A disciplined post-event review:


  • Connects the dots between objectives and outcomes (what did we set out to do, and did we actually do it?).

  • Puts numbers and real comments behind the “feel” of the event.

  • Gives you evidence you can share with stakeholders to justify spend and shape future budgets.


Learning loops: protect the next event


If you don’t debrief and learn from each event, your next one will be affected – usually in subtle, compounding ways. Small issues repeat, frustrations build, and you end up firefighting the same problems again and again.


A good review should always ask:


  • What worked so well we should deliberately repeat it?

  • What nearly broke – and what do we need to fix in process, staffing, or briefing to stop that happening again?

  • Where did the guest journey dip: arrival, service speed, signage, tech, communication, staffing levels, or handovers?


When you capture these answers in a simple, repeatable format (e.g. a one-page summary of wins, watch‑outs, and changes for next time), you create a feedback loop. That loop is what turns individual events into a consistently strong customer experience.
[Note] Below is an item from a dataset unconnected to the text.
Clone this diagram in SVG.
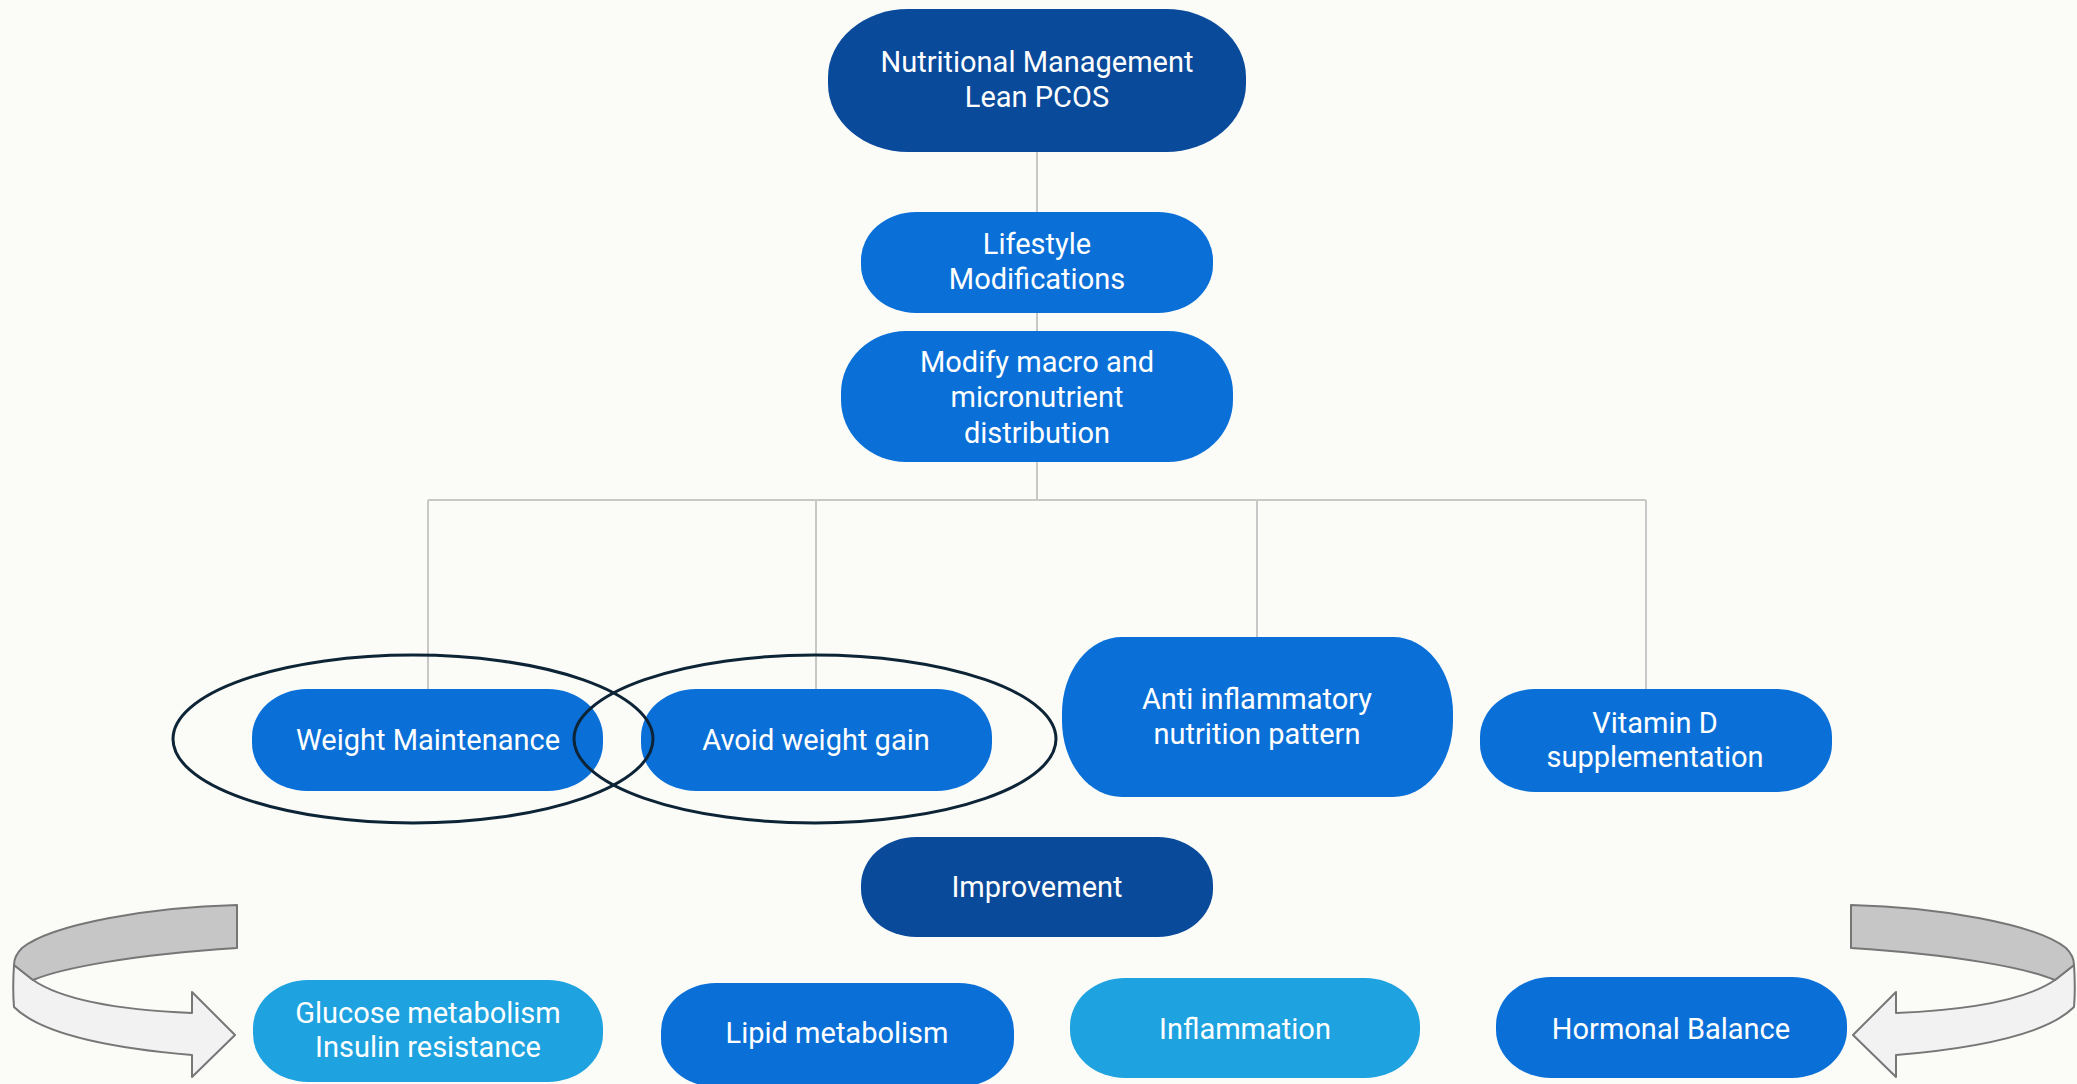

Turning feedback into competitive advantage


In a market where many organisers still rely on gut feel, using post-event reviews properly becomes a differentiator. You can show clients and venues that you don’t just deliver on the day; you also listen, measure, and improve.


That means:


  • Building post-event surveys and quick interviews into your standard workflow for guests, clients, and key partners.

  • Debriefing internally with your core team and, where appropriate, with the venue or caterer.

  • Translating insights into specific changes: different staff mix, clearer briefings, revised floorplans, new service standards, or more tailored communication.


When you position post-event reviews as a strategic tool – not an admin chore – they become central to your promise of exceptional customer experience.


And in a time when experience is often the main reason people choose one event, venue, or supplier over another, that learning mindset is what will keep your next event from repeating today’s mistakes.